Anger Management: Staying Calm when Anger Wants to be the Boss

Do you find yourself angry often? Do other people know how to set you off? Do you find yourself often annoyed with what other people are doing? Are there certain people in your life that know how to push your buttons? Are there certain things that are hot issues for you? Do you sometimes do and say things in anger you later regret?

If this describes you, the question to ask yourself is, “Do I control my anger or is my anger controlling me?” If your anger causes you to become a person you do not like or recognize, then keep reading. Choice Theory psychology has something to say about anger and other emotions.

Let’s take a look at the emotion of anger. It’s a common belief that anger just happens and people have no control over it at all. Choice Theory squashes this myth. Programs like anger management help people discover they can choose something other than destructive anger. If we had no control over it, anger management wouldn’t exist. But what if you could actually transmute your feeling of anger to something else and direct it in a different way? Would you want to learn about that?

Anger is not only an emotion, but also a Total Behavior. Choice Theory defines total behavior as the sum of four equal simultaneously occurring component parts—your actions, thoughts, feelings and physiology. Anger can be a brief experience of simple, involuntary behavior, as when you recognize things are not the way you want them to be. This disappointment may result in you feeling angry. This is not something you chose, but a signal that something in your life is not the way you want it to be. However, the very next thing you choose to do is, in fact, your choice. Once you recognize that, you can choose something different if you want to.

Choosing anger means there is a Total Behavior comprised of acting, thinking, feeling and physiology. The acting component of anger might be breaking something, saying hurtful things, or even physically aggressive actions. The thinking component of anger is typically something like, “This isn’t fair.” “This is wrong.” “I want it to be this way!” “Do it my way or else!” The feeling or emotion component of anger is a feeling of frustration, resentment, and righteousness. The physiology component consists of adrenalin, cortisol, and short-term muscle tension. Longer term tension can result in headaches, backaches, ulcers, autoimmune disorders, hypertension, stroke, among others. Our actions and thoughts are the only parts of the Total Behavior we can directly choose. We do not directly choose the feeling and physiology of anger.

By taking control of your anger, you can choose different actions and thoughts. Instead of choosing destructive behaviors when angry, you could instead choose something productive: going for a run, chopping wood, or doing housework. You can also choose to have different thoughts. Instead of thinking life isn’t fair, here’s a mantra you could shift to: life is what it is, and what happens to me isn’t as important as my response to it. This isn’t a problem; it’s a challenge to overcome. I have no right to control you; I need to control myself.

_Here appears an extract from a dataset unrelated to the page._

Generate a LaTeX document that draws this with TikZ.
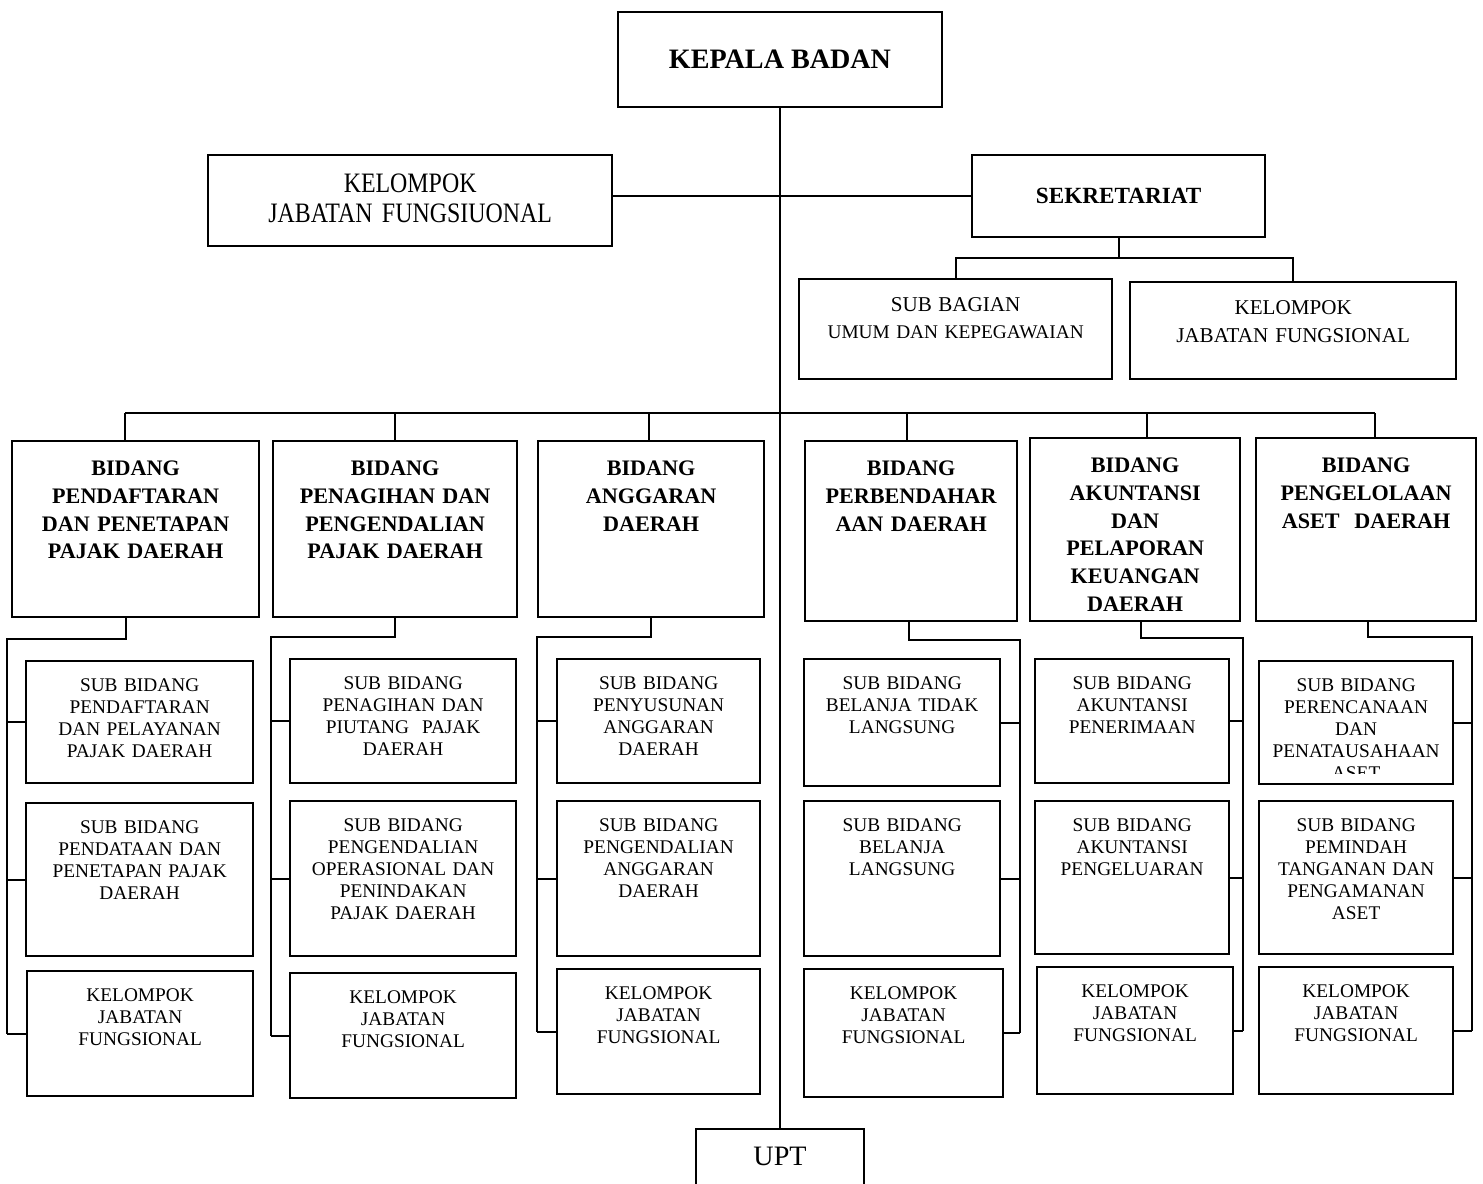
\documentclass[tikz,border=0pt]{standalone}
\usepackage{fontspec}
\setmainfont{Liberation Serif}
\newfontfamily\narrowserif[FakeStretch=0.85]{Liberation Serif}
\usetikzlibrary{calc}
\tikzset{box/.style={draw,line width=1.3pt,inner sep=0pt,align=center},
bid/.style={box,anchor=north west,text height=6.8mm,font=\fontsize{12.6}{15.9}\selectfont\bfseries},
sub/.style={box,anchor=north west,text height=6mm,font=\fontsize{11}{12.5}\selectfont},
link/.style={line width=1pt}}

\begin{document}
\begin{tikzpicture}[x=0.2mm,y=-0.2mm]
\useasboundingbox (0,0) rectangle (1483,1184);
% top level
\node[box,anchor=north,minimum width=64.8mm,minimum height=19mm,font=\fontsize{16}{19}\selectfont\bfseries] (kb) at (780,11) {KEPALA BADAN};
\node[box,anchor=north west,text width=80.8mm,text height=7.5mm,text depth=10.7mm,font=\narrowserif\fontsize{16}{17}\selectfont] (kjf) at (207,154) {KELOMPOK\\JABATAN FUNGSIUONAL};
\node[box,anchor=north west,minimum width=58.6mm,minimum height=16.4mm,font=\fontsize{13.2}{16}\selectfont\bfseries] (sek) at (971,154) {SEKRETARIAT};
\node[box,anchor=north west,text width=62.6mm,text height=6.5mm,text depth=13.5mm,font=\fontsize{11}{15.3}\selectfont] (sbu) at (798,278) {{\fontsize{12}{15.3}\selectfont SUB BAGIAN}\\UMUM DAN KEPEGAWAIAN};
\node[box,anchor=north west,text width=65.2mm,text height=6.4mm,text depth=13mm,font=\fontsize{12}{16.4}\selectfont] (kjs) at (1129,281) {KELOMPOK\\JABATAN FUNGSIONAL};
\node[box,anchor=north,text width=33.6mm,text height=7.2mm,text depth=12mm,font=\fontsize{16}{19}\selectfont] (upt) at (780,1128) {UPT};
% bidang
\node[bid,text width=49.4mm,text depth=28.4mm] (b1) at (11,440) {BIDANG\\PENDAFTARAN\\DAN PENETAPAN\\PAJAK DAERAH};
\node[bid,text width=48.8mm,text depth=28.4mm] (b2) at (272,440) {BIDANG\\PENAGIHAN DAN\\PENGENDALIAN\\PAJAK DAERAH};
\node[bid,text width=45.2mm,text depth=28.4mm] (b3) at (537,440) {BIDANG\\ANGGARAN\\DAERAH};
\node[bid,text width=42.4mm,text depth=29.2mm] (b4) at (804,440) {BIDANG\\PERBENDAHAR\\AAN DAERAH};
\node[bid,text width=42mm,text depth=29.8mm] (b5) at (1029,437) {BIDANG\\AKUNTANSI\\DAN\\PELAPORAN\\KEUANGAN\\DAERAH};
\node[bid,text width=44mm,text depth=29.8mm] (b6) at (1255,437) {BIDANG\\PENGELOLAAN\\ASET\ \ DAERAH};
% sub bidang
\node[sub,text width=45.4mm,text depth=18.4mm] (s11) at (25,660) {SUB BIDANG\\PENDAFTARAN\\DAN PELAYANAN\\PAJAK DAERAH};
\node[sub,text width=45.4mm,text depth=24.6mm] (s12) at (25,802) {SUB BIDANG\\PENDATAAN DAN\\PENETAPAN PAJAK\\DAERAH};
\node[sub,text width=45.2mm,text depth=19mm] (s13) at (26,970) {KELOMPOK\\JABATAN\\FUNGSIONAL};
\node[sub,text width=45.2mm,text depth=18.8mm] (s21) at (289,658) {SUB BIDANG\\PENAGIHAN DAN\\PIUTANG\ \ PAJAK\\DAERAH};
\node[sub,text width=45.2mm,text depth=25mm] (s22) at (289,800) {SUB BIDANG\\PENGENDALIAN\\OPERASIONAL DAN\\PENINDAKAN\\PAJAK DAERAH};
\node[sub,text width=45.2mm,text depth=19mm] (s23) at (289,972) {KELOMPOK\\JABATAN\\FUNGSIONAL};
\node[sub,text width=40.6mm,text depth=18.8mm] (s31) at (556,658) {SUB BIDANG\\PENYUSUNAN\\ANGGARAN\\DAERAH};
\node[sub,text width=40.6mm,text depth=25mm] (s32) at (556,800) {SUB BIDANG\\PENGENDALIAN\\ANGGARAN\\DAERAH};
\node[sub,text width=40.6mm,text depth=19mm] (s33) at (556,968) {KELOMPOK\\JABATAN\\FUNGSIONAL};
\node[sub,text width=39.2mm,text depth=19.4mm] (s41) at (803,658) {SUB BIDANG\\BELANJA TIDAK\\LANGSUNG};
\node[sub,text width=39.2mm,text depth=25mm] (s42) at (803,800) {SUB BIDANG\\BELANJA\\LANGSUNG};
\node[sub,text width=39.8mm,text depth=19.6mm] (s43) at (803,968) {KELOMPOK\\JABATAN\\FUNGSIONAL};
\node[sub,text width=38.8mm,text depth=18.8mm] (s51) at (1034,658) {SUB BIDANG\\AKUNTANSI\\PENERIMAAN};
\node[sub,text width=38.8mm,text depth=24.6mm] (s52) at (1034,800) {SUB BIDANG\\AKUNTANSI\\PENGELUARAN};
\node[sub,text width=39.2mm,text depth=19.4mm] (s53) at (1036,966) {KELOMPOK\\JABATAN\\FUNGSIONAL};
\node[sub,text width=38.8mm,text depth=18.6mm] (s61) at (1258,660) {SUB BIDANG\\PERENCANAAN\\DAN\\PENATAUSAHAAN\\ASET};
\node[sub,text width=38.8mm,text depth=24.6mm] (s62) at (1258,800) {SUB BIDANG\\PEMINDAH\\TANGANAN DAN\\PENGAMANAN\\ASET};
\node[sub,text width=38.8mm,text depth=19.4mm] (s63) at (1258,966) {KELOMPOK\\JABATAN\\FUNGSIONAL};
\fill[white] ([shift={(0.4mm,0.4mm)}]s61.south west) rectangle ([shift={(-0.4mm,2.2mm)}]s61.south east);
% trunk and sekretariat
\draw[link] (kb.south) -- (upt.north);
\draw[link] (kjf.east |- sek.west) -- (sek.west);
\path (sek.south) ++(0,20) coordinate (sj);
\draw[link] (sek.south) -- (sj);
\draw[link] (sbu.north) |- (sj) -| (kjs.north);
% bus to bidang
\coordinate (d1) at (125,413);
\coordinate (d2) at (395,413);
\coordinate (d3) at (649,413);
\coordinate (d4) at (907,413);
\coordinate (d5) at (1147,413);
\coordinate (d6) at (1375,413);
\draw[link] (d1) -- (d6);
\foreach \c in {1,...,6} \draw[link] (d\c) -- (d\c |- b\c.north);
% bidang to sub bidang
\coordinate (k1) at (126,639); \coordinate (v1) at (7,639);
\coordinate (k2) at (395,637); \coordinate (v2) at (271,637);
\coordinate (k3) at (651,637); \coordinate (v3) at (537,637);
\coordinate (k4) at (909,640); \coordinate (v4) at (1020,640);
\coordinate (k5) at (1141,638); \coordinate (v5) at (1243,638);
\coordinate (k6) at (1368,637); \coordinate (v6) at (1472,637);
\foreach \c in {1,2,3}{
  \draw[link] (k\c |- b\c.south) -- (k\c) -- (v\c) -- (v\c |- s\c3.west);
  \foreach \r in {1,2,3} \draw[link] (v\c |- s\c\r.west) -- (s\c\r.west);
}
\foreach \c in {4,5,6}{
  \draw[link] (k\c |- b\c.south) -- (k\c) -- (v\c) -- (v\c |- s\c3.east);
  \foreach \r in {1,2,3} \draw[link] (s\c\r.east) -- (v\c |- s\c\r.east);
}
\end{tikzpicture}
\end{document}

When you make a conscious choice to change your actions and thoughts to something incompatible with the preservation of anger, you will change the emotion or feeling of anger. These four components work together to create the Total Behavior. When you consciously change your actions and thoughts, your feelings and physiology will shift to be compatible.

This is different than “stuffing” your feelings. Stuffing feelings is more about feeling the emotion, denying it, and pushing it further down inside of you. The anger doesn’t go away, it just remains hidden until something causes it to come flooding out of you, often in great disproportion to what just happened.

The opposite of “stuffing” anger involves letting loose destructive impulses that often accompany the emotion of anger. People can indiscriminately lash out when feeling angry like wounded animals, only to do and say things they will later regret.

Choice Theory would recommend:

  1. Recognize the early signal of anger that you aren’t getting something you want.
  2. Decide if anger is what you want to be experiencing.
  3. If yes, go ahead and be angry. If not, determine what you are doing and thinking that is sustaining the angry feeling.
  4. Identify something else to do and think that will transmute the anger to a different emotion. (I often find gratitude is a great antidote for any emotion I don’t want to be experiencing.)
  5. Put the new actions and thoughts into play.